▶ _Goal_
Leave out the pictures and set down exactly the lines from the start of the listing through the one with "(0,0) rectangle (27.08,18.98);", both included.

Records from a collection
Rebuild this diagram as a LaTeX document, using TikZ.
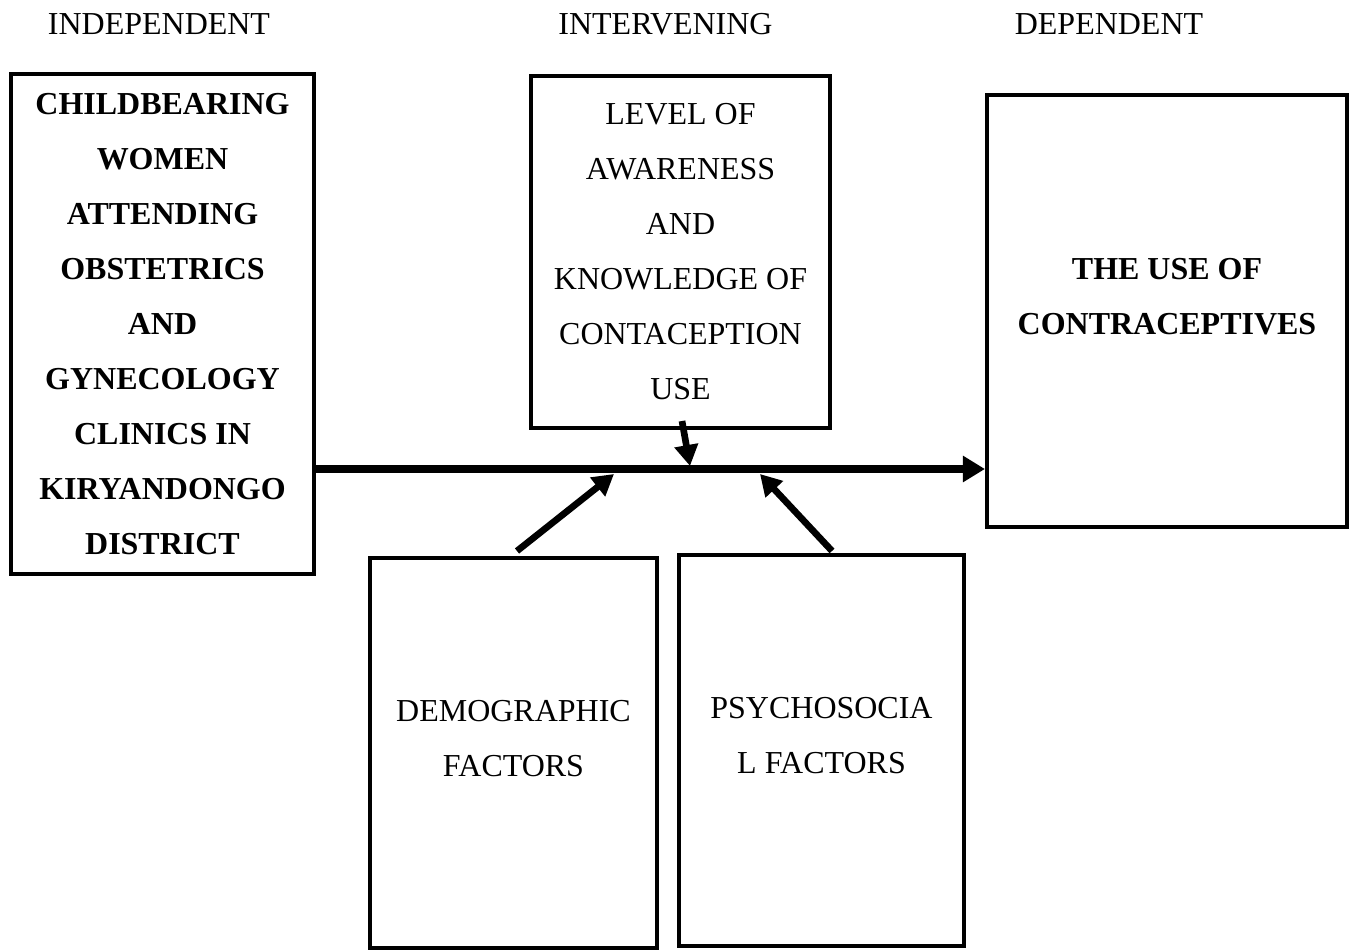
\documentclass[tikz,border=0pt]{standalone}
\usepackage{fontspec}
\setmainfont{Liberation Serif}
\usepackage{tikz}
\usetikzlibrary{arrows.meta, positioning}
\tikzset{
    varbox/.style={rectangle, draw=black, line width=2.3pt, align=center, inner sep=0pt, font=\fontsize{18.2pt}{31.3pt}\selectfont},
    heading/.style={align=center, inner sep=0pt, font=\fontsize{18.2pt}{31.3pt}\selectfont},
    arrow/.style={line width=3.8pt, -{Triangle[length=0.42cm, width=0.46cm]}},
    mainarrow/.style={line width=4.8pt, -{Triangle[length=0.44cm, width=0.5cm]}}
}
\begin{document}
\begin{tikzpicture}
    \useasboundingbox (0,0) rectangle (27.08,18.98);

    \node (hind) [heading] at (3.18,18.5) {INDEPENDENT};
    \node (hint) [heading] at (13.31,18.5) {INTERVENING};
    \node (hdep) [heading] at (22.18,18.5) {DEPENDENT};

    \node (indep) [varbox, minimum width=6.06cm, minimum height=10cm] at (3.25,12.5)
        {\bfseries CHILDBEARING\\ \bfseries WOMEN\\ \bfseries ATTENDING\\ \bfseries OBSTETRICS\\ \bfseries AND\\ \bfseries GYNECOLOGY\\ \bfseries CLINICS IN\\ \bfseries KIRYANDONGO\\ \bfseries DISTRICT};
    \node (aware) [varbox, minimum width=5.98cm, minimum height=7.04cm] at (13.61,13.94)
        {LEVEL OF\\ AWARENESS\\ AND\\ KNOWLEDGE OF\\ CONTACEPTION\\ USE};
    \node (dep) [varbox, minimum width=7.2cm, minimum height=8.64cm, text depth=0.6cm] at (23.34,12.76)
        {\bfseries THE USE OF\\ \bfseries CONTRACEPTIVES};
    \node (demog) [varbox, minimum width=5.74cm, minimum height=7.8cm, text depth=0.6cm] at (10.27,3.92)
        {DEMOGRAPHIC\\ FACTORS};
    \node (psych) [varbox, minimum width=5.7cm, minimum height=7.82cm, text depth=0.6cm] at (16.43,3.97)
        {PSYCHOSOCIA\\ L FACTORS};

    \coordinate (axis) at (13.6,9.6);
    \coordinate (tipA) at (13.8,9.66);
    \coordinate (tipD) at (12.28,9.5);
    \coordinate (tipP) at (15.2,9.5);

    \draw [mainarrow] (indep.east |- axis) -- (dep.west |- axis);
    \draw [arrow] ([xshift=0.03cm,yshift=0.18cm]aware.south) -- (tipA);
    \draw [arrow] ([xshift=0.07cm,yshift=0.1cm]demog.north) -- (tipD);
    \draw [arrow] ([xshift=0.21cm,yshift=0.04cm]psych.north) -- (tipP);
\end{tikzpicture}
\end{document}
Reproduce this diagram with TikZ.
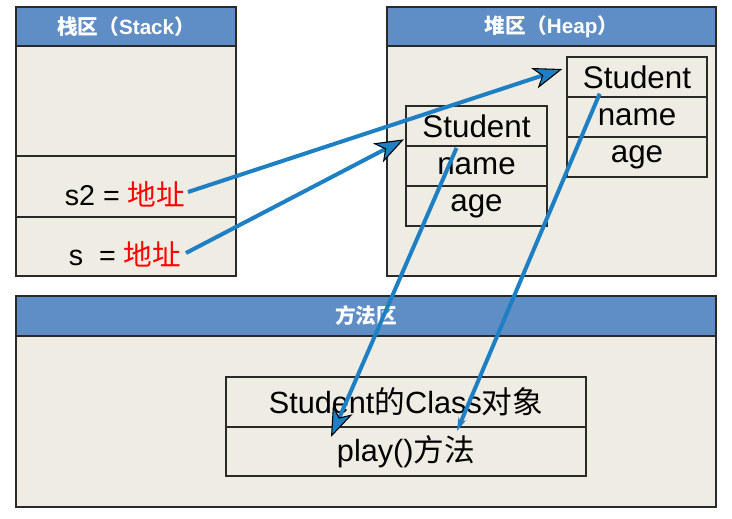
\documentclass[tikz,border=0pt]{standalone}
\usepackage{fontspec}
\setmainfont{Liberation Sans}
\newfontfamily\cjk{Noto Sans CJK SC}
\usetikzlibrary{arrows.meta}
\definecolor{hdrblue}{HTML}{5F8DC6}
\definecolor{bodyc}{HTML}{EFECE4}
\definecolor{linec}{HTML}{2A2A2A}
\definecolor{arrblue}{HTML}{1E80C4}
\tikzset{
  panel/.style={draw=linec, fill=bodyc, line width=1pt, inner sep=0pt},
  hdr/.style={draw=linec, fill=hdrblue, line width=1pt, inner sep=0pt, text=white, font=\bfseries\fontsize{15.5}{17}\selectfont},
  cell/.style={draw=linec, fill=bodyc, line width=1pt, inner sep=0pt, font=\fontsize{23.5}{26}\selectfont},
  txt/.style={inner sep=0pt, font=\fontsize{21.5}{24}\selectfont},
  ptr/.style={draw=arrblue, line width=3pt, -{Stealth[length=22pt,width=16pt,inset=6pt,color=black,fill=arrblue,line width=0.8pt]}},
}
\begin{document}
\begin{tikzpicture}[x=0.75pt,y=-0.75pt]
\useasboundingbox[fill=white] (0,0) rectangle (732,518);
% Stack
\node[panel, minimum width=220*0.75pt, minimum height=230*0.75pt] (stackbody) at (126,161) {};
\node[hdr, minimum width=220*0.75pt, minimum height=39*0.75pt] (stackhdr) at (126,26.5) {{\cjk\bfseries 栈区（}Stack{\cjk\bfseries ）}};
\draw[linec, line width=1pt] (16,156) -- (236,156);
\draw[linec, line width=1pt] (16,217) -- (236,217);
\node[txt] (s2var) at (125,194) {s2 = {\color{red}\cjk 地址}};
\node[txt] (svar) at (125,254) {s\ \ = {\color{red}\cjk 地址}};
% Heap
\node[panel, minimum width=329*0.75pt, minimum height=230*0.75pt] (heapbody) at (551.5,161) {};
\node[hdr, minimum width=329*0.75pt, minimum height=39*0.75pt] (heaphdr) at (551.5,26.5) {{\cjk\bfseries 堆区（}Heap{\cjk\bfseries ）}};
\node[cell, minimum width=141*0.75pt, minimum height=40*0.75pt] (stuA1) at (476.5,126) {Student};
\node[cell, minimum width=141*0.75pt, minimum height=40*0.75pt] (stuA2) at (476.5,166) {name};
\node[cell, minimum width=141*0.75pt, minimum height=40*0.75pt] (stuA3) at (476.5,206) {age};
\node[cell, minimum width=140*0.75pt, minimum height=40*0.75pt] (stuB1) at (637,77) {Student};
\node[cell, minimum width=140*0.75pt, minimum height=40*0.75pt] (stuB2) at (637,117) {name};
\node[cell, minimum width=140*0.75pt, minimum height=40*0.75pt] (stuB3) at (637,157) {age};
% Method area
\node[panel, minimum width=700*0.75pt, minimum height=171*0.75pt] (methbody) at (366,421.5) {};
\node[hdr, minimum width=700*0.75pt, minimum height=40*0.75pt] (methhdr) at (366,316) {{\cjk\bfseries 方法区}};
\node[cell, font=\fontsize{23}{26}\selectfont, minimum width=360*0.75pt, minimum height=50*0.75pt] (clsobj) at (406,402) {Student{\cjk 的}Class{\cjk 对象}};
\node[cell, font=\fontsize{23}{26}\selectfont, minimum width=360*0.75pt, minimum height=49*0.75pt] (play) at (406,451.5) {play(){\cjk 方法}};
% pointers
\coordinate (s2ptr) at (188,192);
\coordinate (sptr) at (186,253);
\coordinate (clsA) at (331,437);
\coordinate (clsB) at (457,431);
\draw[ptr] (s2ptr) -- ([xshift=-3pt,yshift=6pt]stuB1.west);
\draw[ptr] (sptr) -- ([xshift=-1pt,yshift=-10pt]stuA1.west);
\draw[ptr] ([xshift=-15pt,yshift=-1pt]stuA1.south) -- (clsA);
\draw[draw=arrblue, line width=3pt, -{Stealth[length=10pt,width=6pt,fill=arrblue,color=arrblue]}] ([xshift=-28pt,yshift=3pt]stuB1.south) -- (clsB);
\end{tikzpicture}
\end{document}
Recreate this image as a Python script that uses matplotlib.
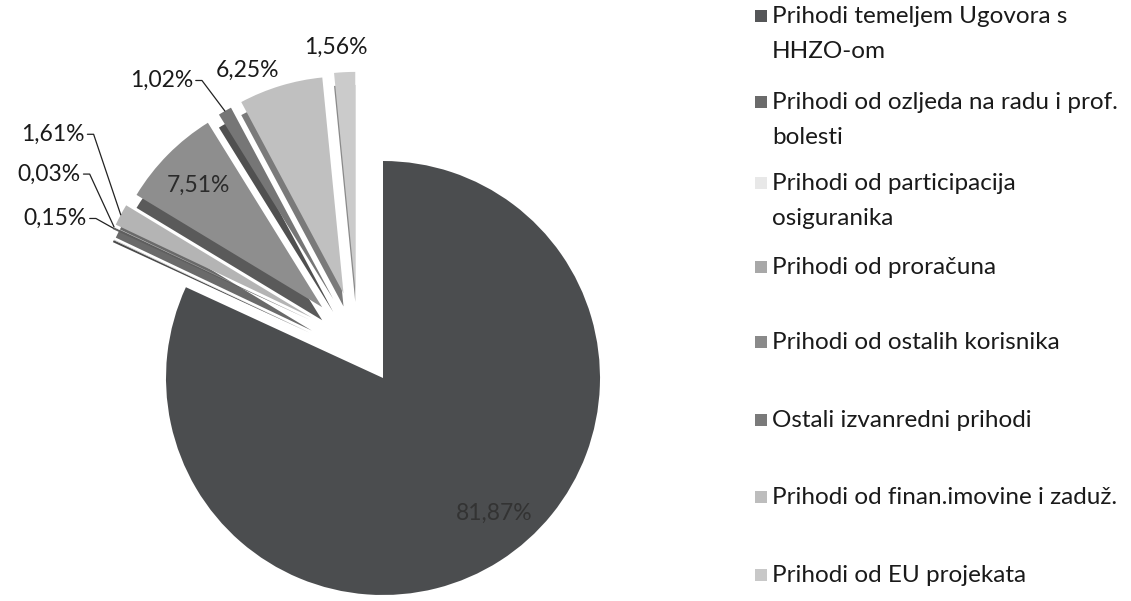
import numpy as np
import matplotlib
matplotlib.use("Agg")
import matplotlib.pyplot as plt
from matplotlib.patches import Wedge, Rectangle

# ---- data (clockwise from 12 o'clock)
labels = [
    "Prihodi temeljem Ugovora s\nHHZO-om",
    "Prihodi od ozljeda na radu i prof.\nbolesti",
    "Prihodi od participacija\nosiguranika",
    "Prihodi od proračuna",
    "Prihodi od ostalih korisnika",
    "Ostali izvanredni prihodi",
    "Prihodi od finan.imovine i zaduž.",
    "Prihodi od EU projekata",
]
shares = [81.87, 0.15, 0.03, 1.61, 7.51, 1.02, 6.25, 1.56]
pct_labels = ["81,87%", "0,15%", "0,03%", "1,61%", "7,51%", "1,02%", "6,25%", "1,56%"]

face_colors = ["#4b4d4f", "#5e5e5e", "#e6e6e6", "#b4b4b4", "#8e8e8e", "#767676", "#c0c0c0", "#cbcbcb"]
side_colors = ["#3a3b3c", "#4a4a4a", "#9a9a9a", "#6a6a6a", "#5a5a5a", "#505050", "#7a7a7a", "#8a8a8a"]
legend_colors = ["#555658", "#6b6b6b", "#e8e8e8", "#a8a8a8", "#8a8a8a", "#7a7a7a", "#bdbdbd", "#c8c8c8"]

FONT = ["Lato", "DejaVu Sans"]
FS = 16.5
W, H = 1131, 601
R_PX = 217.0           # pie radius in pixels
CX, CY = 383.0, 378.0  # pie centre in pixels (from top-left)

fig = plt.figure(figsize=(W / 100, H / 100), dpi=100)
ax = fig.add_axes([0, 0, 1, 1])

wedges, _ = ax.pie(shares, colors=face_colors, startangle=90, counterclock=False,
                   radius=1.0, wedgeprops=dict(linewidth=0, zorder=3))
ax.set_xlim(-CX / R_PX, (W - CX) / R_PX)
ax.set_ylim(-(H - CY) / R_PX, CY / R_PX)
ax.set_aspect("auto")
ax.axis("off")

# explode the small slices (Excel-3D style: offsets pulled toward upper-left)
explode_d = 0.43
depth = 13.0 / R_PX
mids = []
for i, w in enumerate(wedges):
    mid = (0.5 * (w.theta1 + w.theta2)) % 360
    mids.append(mid)
    if i == 0:
        continue
    phi = np.deg2rad(0.55 * mid + 0.45 * 125)
    w.set_center((explode_d * np.cos(phi), explode_d * np.sin(phi)))

# extruded sides
for i, w in enumerate(wedges):
    if i == 0:
        continue
    cx, cy = w.center
    side = Wedge((cx, cy - depth), w.r, w.theta1, w.theta2,
                 facecolor=side_colors[i], linewidth=0, zorder=2)
    ax.add_patch(side)


def outer_point(i, frac=1.0):
    w = wedges[i]
    a = np.deg2rad(mids[i])
    cx, cy = w.center
    return cx + frac * w.r * np.cos(a), cy + frac * w.r * np.sin(a)


# inside labels
ax.annotate(pct_labels[0], xy=outer_point(0, 0.8), xytext=(13, 8), textcoords="offset points",
            color="#333333", fontsize=FS, family=FONT, ha="center", va="center", zorder=5)
ax.text(*outer_point(4, 0.8), pct_labels[4], color="#2b2b2b", fontsize=FS,
        family=FONT, ha="center", va="center", zorder=5)

# outside labels: (index, offset in points, leader line?)
outside = [
    (7, (-6, 18), False),
    (6, (-24, 11), False),
    (5, (-23, 22), True),
    (3, (-26, 58), True),
    (2, (-24, 38), True),
    (1, (-19, 7), True),
]
for i, off, leader in outside:
    xy = outer_point(i, 1.0)
    if leader:
        ax.annotate(pct_labels[i], xy=xy, xytext=off, textcoords="offset points",
                    fontsize=FS, family=FONT, color="#1a1a1a", ha="right", va="center",
                    zorder=5,
                    arrowprops=dict(arrowstyle="-", color="#222222", lw=0.9,
                                    shrinkA=0, shrinkB=0, relpos=(1, 0.5),
                                    connectionstyle="arc,angleA=0,armA=9,angleB=0,rad=0"))
    else:
        ax.annotate(pct_labels[i], xy=xy, xytext=off, textcoords="offset points",
                    fontsize=FS, family=FONT, color="#1a1a1a", ha="center", va="center",
                    zorder=5)

# legend (drawn by hand to mimic the Excel spacing)
leg_y = [16, 102, 183, 267, 342, 420, 497, 575]
for lab, col, y in zip(labels, legend_colors, leg_y):
    fig.patches.append(Rectangle((755 / W, 1 - (y + 6) / H), 12 / W, 12 / H,
                                 transform=fig.transFigure, facecolor=col,
                                 edgecolor="none"))
    for k, line in enumerate(lab.split("\n")):
        fig.text(772 / W, 1 - (y + 7 + 35 * k) / H, line, fontsize=17.5, family=FONT,
                 color="#1a1a1a", ha="left", va="baseline")

fig.savefig("out.png", dpi=100, facecolor="white")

▶ _Correct response_
Rebuild this diagram as a LaTeX document, using TikZ.
\documentclass[tikz,border=0pt]{standalone}
\usepackage{fontspec}
\setmainfont{Liberation Serif}
\usepackage{tikz}
\usetikzlibrary{arrows.meta, positioning}
\tikzset{
    varbox/.style={rectangle, draw=black, line width=2.3pt, align=center, inner sep=0pt, font=\fontsize{18.2pt}{31.3pt}\selectfont},
    heading/.style={align=center, inner sep=0pt, font=\fontsize{18.2pt}{31.3pt}\selectfont},
    arrow/.style={line width=3.8pt, -{Triangle[length=0.42cm, width=0.46cm]}},
    mainarrow/.style={line width=4.8pt, -{Triangle[length=0.44cm, width=0.5cm]}}
}
\begin{document}
\begin{tikzpicture}
    \useasboundingbox (0,0) rectangle (27.08,18.98);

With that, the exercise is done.